The local researchers comprising 137 participants were from Yayasan Sabah, University Malaysia Sabah (UMS), Sabah Wildlife Department, Sabah Parks, WWF Malaysia, Sabah Institute for Development Studies (IDS) and Kinabatangan Orang Utan Conservation Program (HUTAN-KOCP), INIKEA and Sabah Environmental Trust (SET).

The flora and fauna inventory survey, which started on June 14, covered almost the entire conservation area, except the 15,000-ha heritage zone which was set aside for future generations to explore in the next 50 years (no sooner than 2050).

The intensive study confirmed that the protected area, which is slightly larger than Penang island, is home to some of Sabah’s most rare and endangered species, including Pigmy Elephants, Orang Utans and Proboscis Monkeys. Researchers also recorded the presence of other mammals through direct sighting or captured by camera traps such as Clouded Leopards, Malayan Sunbear, Barking Deer, Mousedeers, Banded Palm Civet, Bay Cat, Short-tail Mongoose, Borneon Gibbon, Porcupines, Pangolins and Langur.

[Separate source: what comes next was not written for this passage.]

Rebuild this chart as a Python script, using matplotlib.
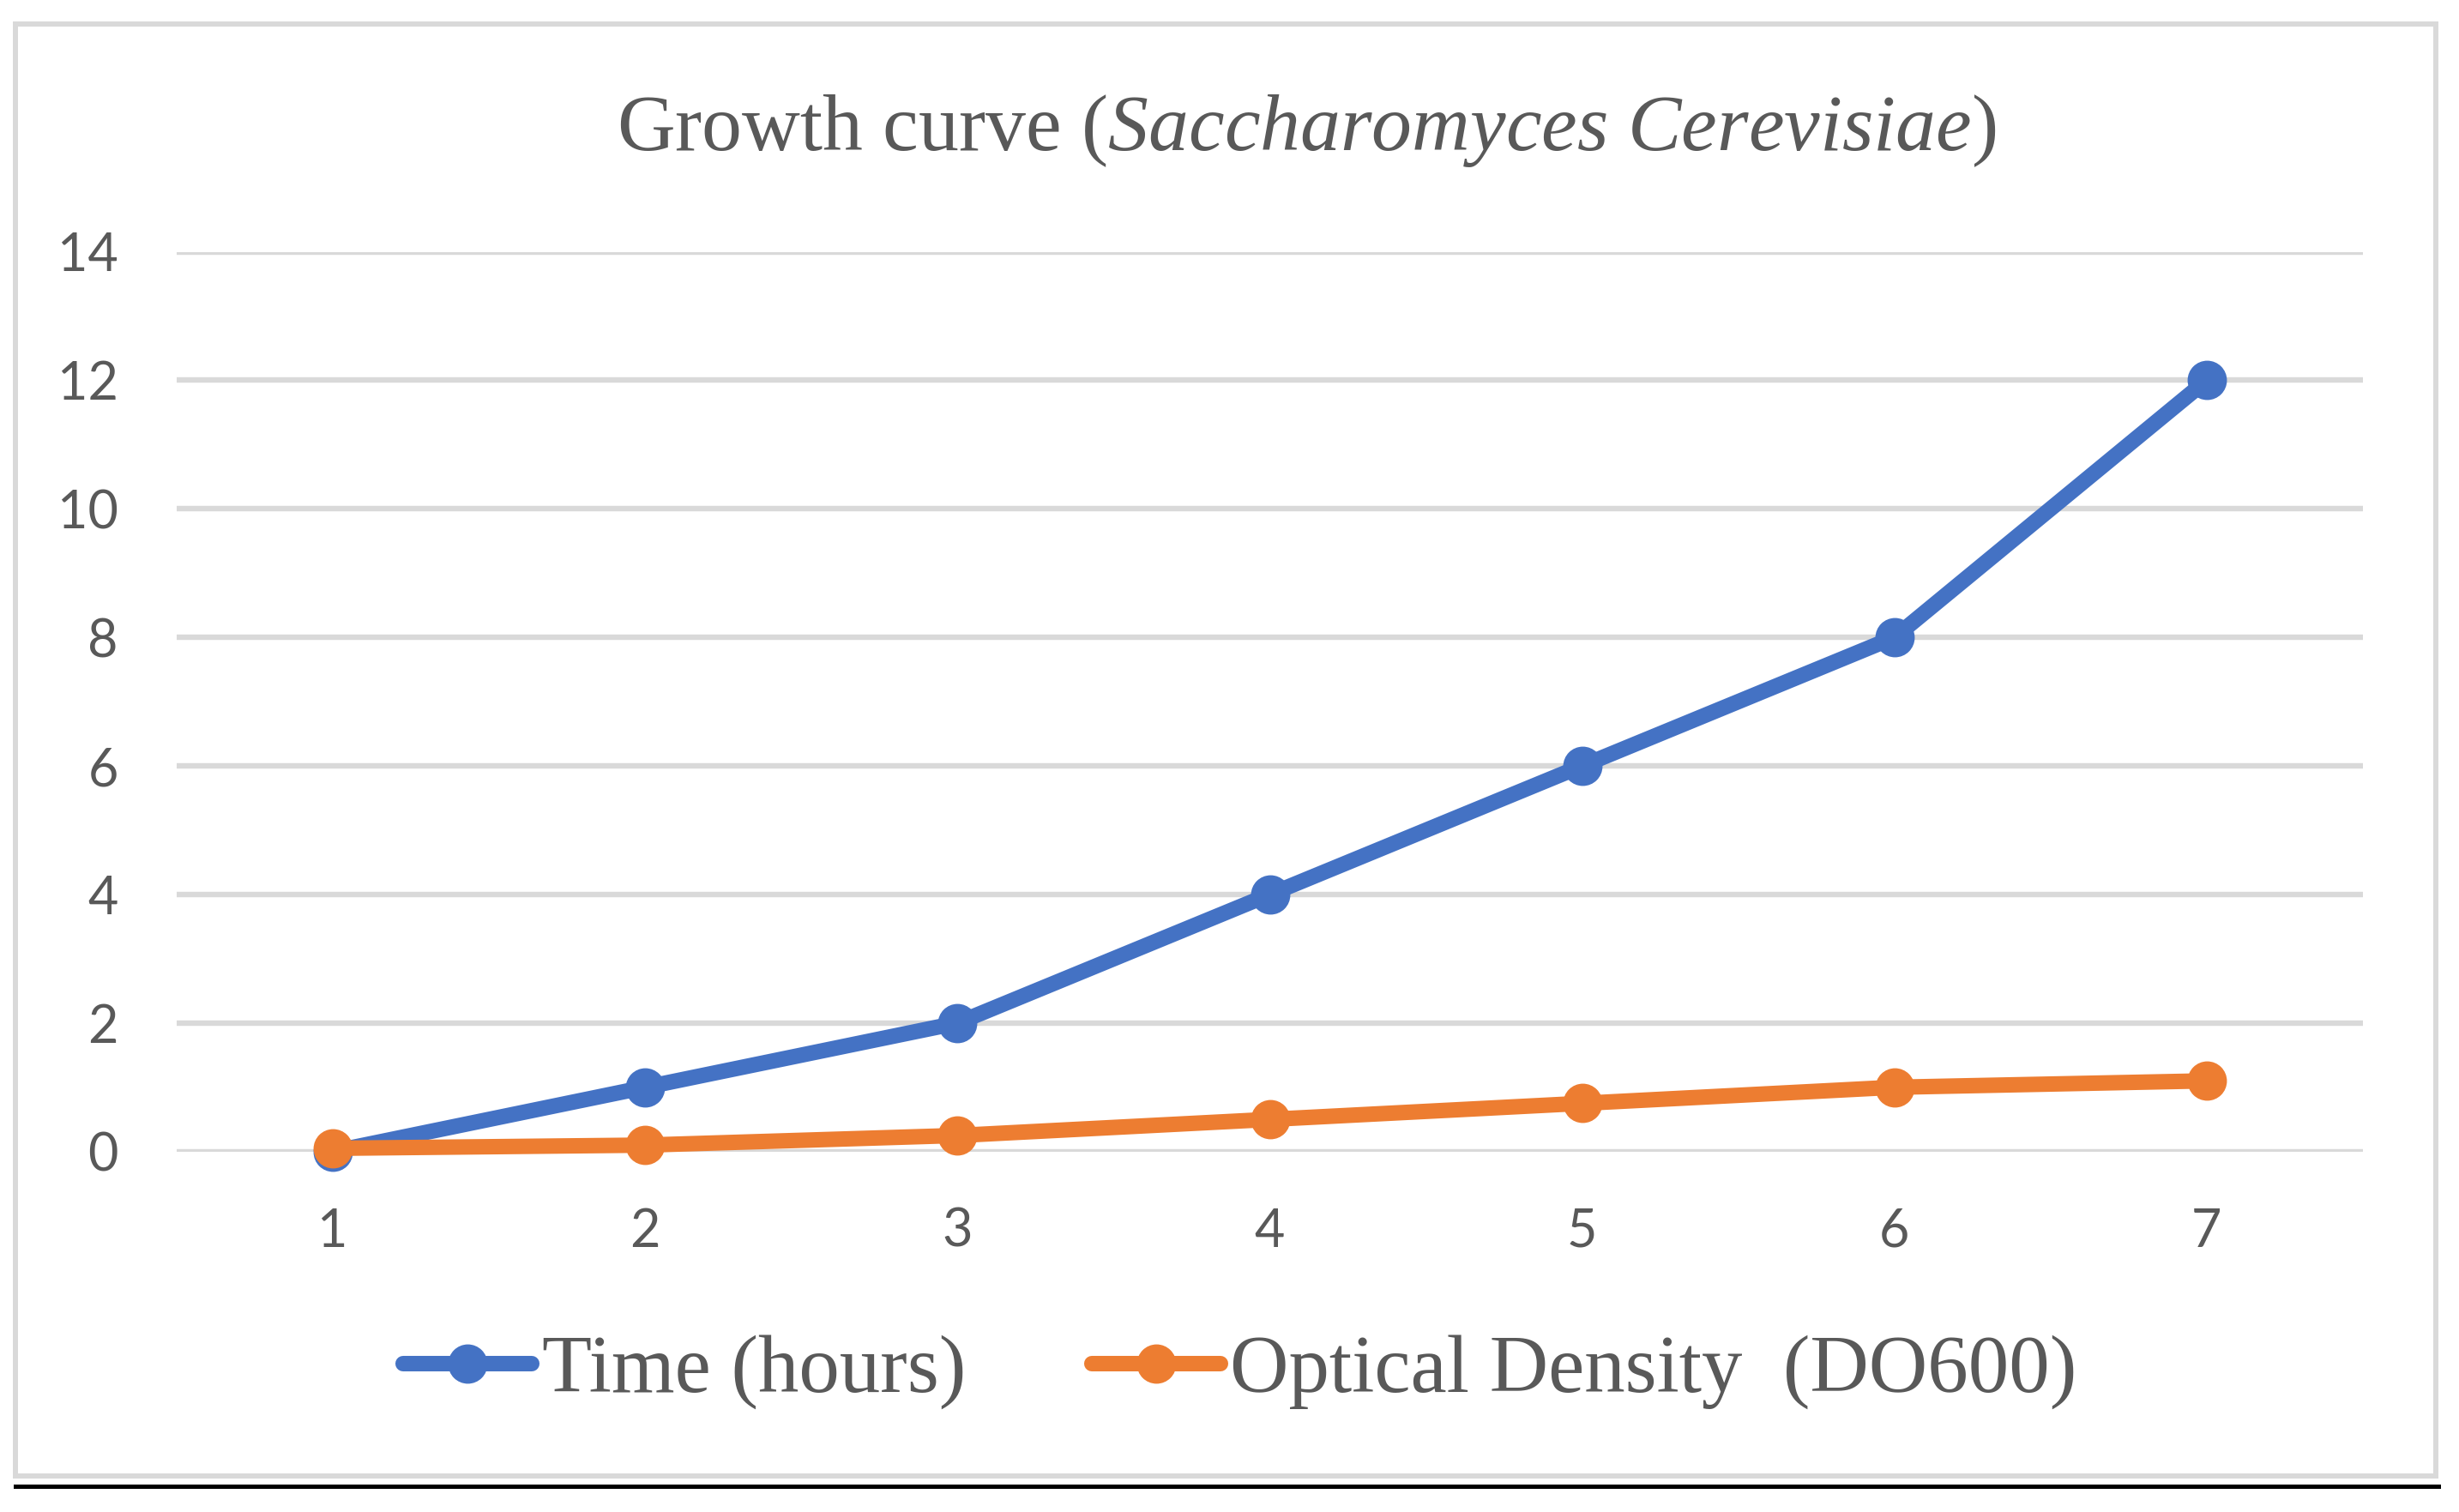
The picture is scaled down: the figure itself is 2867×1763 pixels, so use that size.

The exciting list of birds recorded includes Bulwer’s Pheasant, Giant Pitta, Bathawk, Red-Bearded Bee-eater, Borneo Ground Cuckoo, White-fronted Falconet, Crested Fireback, Borneon Bristlehead, Scarlet-rumped Trogon and Borneon Bristlehead.

Alim Biun from Sabah Parks who is also an expert on birds confirmed that all eight living species of Borneon hornbills, including the Helmeted Hornbill, are also found in the 588.4 sq km conservation area.